One classic ingredient that you'll find in most claypot rice dishes is lap cheong, otherwise known as Chinese sausage. It has a completely different texture from the sausages you're used to! These are much sweeter and they're stored dry. I personally get mine from markets in Thailand—I've tried a few brands in Singapore, where I live, and to be honest they weren't that great. But everyone has their own preferences.
This is a recipe I learned from my Singaporean mother-in-law, and coincidentally the dish that got me hooked on Chinese sausage! It's a classic dish that's normally cooked in a claypot, but this is the much easier version.
Rinse the rice thoroughly and soak while preparing the other ingredients.
Cut the chicken into bite-sized pieces and marinate in light soy sauce, rice wine, oyster sauce, and white pepper for at least 15 minutes.
Chop the mushrooms, lapcheong, and cabbage into small pieces.

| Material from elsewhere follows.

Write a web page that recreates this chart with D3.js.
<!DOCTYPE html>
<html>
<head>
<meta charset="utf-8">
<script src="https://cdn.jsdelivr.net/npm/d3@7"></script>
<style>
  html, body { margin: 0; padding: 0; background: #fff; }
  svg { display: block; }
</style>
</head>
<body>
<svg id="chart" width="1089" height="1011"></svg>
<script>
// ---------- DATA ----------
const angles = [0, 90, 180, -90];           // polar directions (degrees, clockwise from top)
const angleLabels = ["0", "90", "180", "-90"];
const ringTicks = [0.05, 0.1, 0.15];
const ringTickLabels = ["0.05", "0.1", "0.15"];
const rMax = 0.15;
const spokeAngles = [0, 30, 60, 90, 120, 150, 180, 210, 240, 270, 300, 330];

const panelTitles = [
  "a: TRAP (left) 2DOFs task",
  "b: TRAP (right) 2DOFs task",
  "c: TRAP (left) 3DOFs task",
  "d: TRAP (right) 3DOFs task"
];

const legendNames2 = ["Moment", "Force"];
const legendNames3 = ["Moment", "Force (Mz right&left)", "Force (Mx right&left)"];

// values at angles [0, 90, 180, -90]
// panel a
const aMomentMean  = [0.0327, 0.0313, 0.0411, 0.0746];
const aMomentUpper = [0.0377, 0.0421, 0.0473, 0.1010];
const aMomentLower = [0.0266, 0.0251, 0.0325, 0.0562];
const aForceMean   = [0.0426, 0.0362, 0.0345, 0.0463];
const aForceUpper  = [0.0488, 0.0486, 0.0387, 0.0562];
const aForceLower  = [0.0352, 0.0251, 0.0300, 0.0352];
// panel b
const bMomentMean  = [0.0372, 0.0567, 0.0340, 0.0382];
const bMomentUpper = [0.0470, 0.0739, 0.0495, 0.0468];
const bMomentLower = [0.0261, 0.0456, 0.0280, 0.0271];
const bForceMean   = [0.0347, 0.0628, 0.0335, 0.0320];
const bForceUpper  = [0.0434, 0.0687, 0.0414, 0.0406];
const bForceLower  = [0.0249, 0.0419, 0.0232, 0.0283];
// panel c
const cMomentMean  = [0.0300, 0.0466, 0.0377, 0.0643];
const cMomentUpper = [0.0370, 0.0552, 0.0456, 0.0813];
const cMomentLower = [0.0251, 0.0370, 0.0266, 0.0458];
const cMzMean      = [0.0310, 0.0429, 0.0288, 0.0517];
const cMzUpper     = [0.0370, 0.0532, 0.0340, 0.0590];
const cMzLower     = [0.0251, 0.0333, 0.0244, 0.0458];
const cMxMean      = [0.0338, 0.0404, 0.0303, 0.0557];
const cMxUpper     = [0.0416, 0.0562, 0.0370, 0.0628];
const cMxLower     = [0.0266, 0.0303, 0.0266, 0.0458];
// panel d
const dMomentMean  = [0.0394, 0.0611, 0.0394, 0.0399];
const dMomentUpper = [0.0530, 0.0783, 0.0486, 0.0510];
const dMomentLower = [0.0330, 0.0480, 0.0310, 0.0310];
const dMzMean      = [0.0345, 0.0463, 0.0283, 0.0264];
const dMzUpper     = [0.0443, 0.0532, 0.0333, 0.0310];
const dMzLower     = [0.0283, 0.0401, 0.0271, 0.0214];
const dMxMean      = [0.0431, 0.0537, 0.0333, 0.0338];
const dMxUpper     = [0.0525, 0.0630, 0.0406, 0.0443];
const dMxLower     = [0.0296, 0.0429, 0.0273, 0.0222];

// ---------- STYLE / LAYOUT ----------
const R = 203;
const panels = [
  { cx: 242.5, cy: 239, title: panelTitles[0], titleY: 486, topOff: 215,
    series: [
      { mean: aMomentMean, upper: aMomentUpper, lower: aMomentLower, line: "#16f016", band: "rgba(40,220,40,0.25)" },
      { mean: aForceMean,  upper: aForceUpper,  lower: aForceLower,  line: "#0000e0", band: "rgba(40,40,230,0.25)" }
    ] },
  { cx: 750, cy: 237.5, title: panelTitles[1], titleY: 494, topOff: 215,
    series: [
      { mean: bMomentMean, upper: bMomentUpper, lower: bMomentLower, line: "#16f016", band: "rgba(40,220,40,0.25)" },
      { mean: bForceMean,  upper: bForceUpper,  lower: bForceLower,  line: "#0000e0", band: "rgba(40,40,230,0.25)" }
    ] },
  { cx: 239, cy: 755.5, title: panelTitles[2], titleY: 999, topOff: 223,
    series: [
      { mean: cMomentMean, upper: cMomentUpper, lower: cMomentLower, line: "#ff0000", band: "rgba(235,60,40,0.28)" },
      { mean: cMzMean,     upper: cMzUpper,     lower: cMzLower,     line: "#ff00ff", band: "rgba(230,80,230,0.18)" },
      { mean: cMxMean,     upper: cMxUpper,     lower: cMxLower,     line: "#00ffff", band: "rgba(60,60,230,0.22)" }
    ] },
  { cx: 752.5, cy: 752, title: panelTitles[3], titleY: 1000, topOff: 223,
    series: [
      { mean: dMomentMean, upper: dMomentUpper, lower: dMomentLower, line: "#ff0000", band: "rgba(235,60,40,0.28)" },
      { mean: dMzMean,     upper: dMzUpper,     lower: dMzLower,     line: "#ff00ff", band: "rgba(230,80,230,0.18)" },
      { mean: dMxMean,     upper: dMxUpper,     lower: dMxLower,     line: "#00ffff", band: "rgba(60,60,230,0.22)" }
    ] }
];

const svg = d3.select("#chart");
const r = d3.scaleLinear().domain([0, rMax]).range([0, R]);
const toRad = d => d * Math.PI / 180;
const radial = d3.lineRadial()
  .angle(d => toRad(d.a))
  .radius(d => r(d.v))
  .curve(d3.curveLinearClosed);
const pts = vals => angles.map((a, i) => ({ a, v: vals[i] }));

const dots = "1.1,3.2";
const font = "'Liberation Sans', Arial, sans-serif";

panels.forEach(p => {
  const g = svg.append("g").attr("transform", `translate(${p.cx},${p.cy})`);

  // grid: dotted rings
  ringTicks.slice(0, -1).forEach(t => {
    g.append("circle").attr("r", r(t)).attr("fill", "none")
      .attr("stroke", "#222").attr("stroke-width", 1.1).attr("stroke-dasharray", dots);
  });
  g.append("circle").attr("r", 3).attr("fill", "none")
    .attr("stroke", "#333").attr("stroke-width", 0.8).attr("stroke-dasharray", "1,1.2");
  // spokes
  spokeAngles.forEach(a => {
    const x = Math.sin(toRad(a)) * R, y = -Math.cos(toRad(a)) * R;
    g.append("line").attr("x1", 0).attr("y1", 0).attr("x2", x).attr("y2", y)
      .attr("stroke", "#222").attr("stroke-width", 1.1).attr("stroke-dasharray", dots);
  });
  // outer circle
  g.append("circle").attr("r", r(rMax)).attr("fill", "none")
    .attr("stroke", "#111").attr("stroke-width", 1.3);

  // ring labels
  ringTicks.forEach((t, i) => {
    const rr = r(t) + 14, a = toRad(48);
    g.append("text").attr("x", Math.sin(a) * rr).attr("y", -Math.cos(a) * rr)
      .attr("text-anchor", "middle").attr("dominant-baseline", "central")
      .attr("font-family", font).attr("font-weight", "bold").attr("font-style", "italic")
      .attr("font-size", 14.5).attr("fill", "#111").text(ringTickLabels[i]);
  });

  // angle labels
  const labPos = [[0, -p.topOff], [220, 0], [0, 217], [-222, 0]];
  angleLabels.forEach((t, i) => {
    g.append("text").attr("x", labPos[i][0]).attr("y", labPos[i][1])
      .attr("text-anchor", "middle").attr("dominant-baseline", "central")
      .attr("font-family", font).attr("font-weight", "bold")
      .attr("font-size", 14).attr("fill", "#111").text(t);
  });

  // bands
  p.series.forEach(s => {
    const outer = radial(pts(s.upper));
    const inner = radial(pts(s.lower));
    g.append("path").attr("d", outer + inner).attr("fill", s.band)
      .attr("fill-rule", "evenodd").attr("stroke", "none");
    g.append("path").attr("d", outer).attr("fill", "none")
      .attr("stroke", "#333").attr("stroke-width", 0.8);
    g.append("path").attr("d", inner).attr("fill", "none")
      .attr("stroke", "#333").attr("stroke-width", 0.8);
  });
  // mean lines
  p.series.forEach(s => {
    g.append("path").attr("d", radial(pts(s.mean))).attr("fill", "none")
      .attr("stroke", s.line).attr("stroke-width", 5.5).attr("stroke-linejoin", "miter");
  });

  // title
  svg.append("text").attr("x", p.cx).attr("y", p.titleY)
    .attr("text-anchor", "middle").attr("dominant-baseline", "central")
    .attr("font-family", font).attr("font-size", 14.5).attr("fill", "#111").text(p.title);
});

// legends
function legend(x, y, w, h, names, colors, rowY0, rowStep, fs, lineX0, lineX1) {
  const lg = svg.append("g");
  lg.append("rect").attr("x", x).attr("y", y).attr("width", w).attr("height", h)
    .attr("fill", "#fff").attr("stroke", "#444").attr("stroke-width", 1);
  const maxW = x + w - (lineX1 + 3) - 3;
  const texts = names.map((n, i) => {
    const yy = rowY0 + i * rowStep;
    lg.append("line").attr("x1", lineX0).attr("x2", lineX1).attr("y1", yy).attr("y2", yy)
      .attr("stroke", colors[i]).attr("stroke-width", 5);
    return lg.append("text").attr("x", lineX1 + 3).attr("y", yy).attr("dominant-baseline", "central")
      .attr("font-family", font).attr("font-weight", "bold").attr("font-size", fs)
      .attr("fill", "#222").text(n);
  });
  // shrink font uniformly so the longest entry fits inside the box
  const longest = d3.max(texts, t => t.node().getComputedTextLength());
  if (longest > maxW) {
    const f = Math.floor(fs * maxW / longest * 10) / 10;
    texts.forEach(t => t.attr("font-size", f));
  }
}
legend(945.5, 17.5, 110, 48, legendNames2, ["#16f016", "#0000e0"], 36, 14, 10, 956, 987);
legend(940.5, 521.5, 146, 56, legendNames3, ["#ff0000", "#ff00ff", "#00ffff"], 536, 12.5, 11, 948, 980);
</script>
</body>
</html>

Drain the rice, then add all the ingredients to your rice cooker.
Add the garlic, ginger, and dried shrimp and mix well into everything.
Add slightly less than a cup of chicken broth. If you’re not using cabbage, then add a full cup.
Cook according to normal white rice settings on your rice cooker.
Drizzle dark sauce over the completed rice and mix well.
Serve and garnish with optional green onion.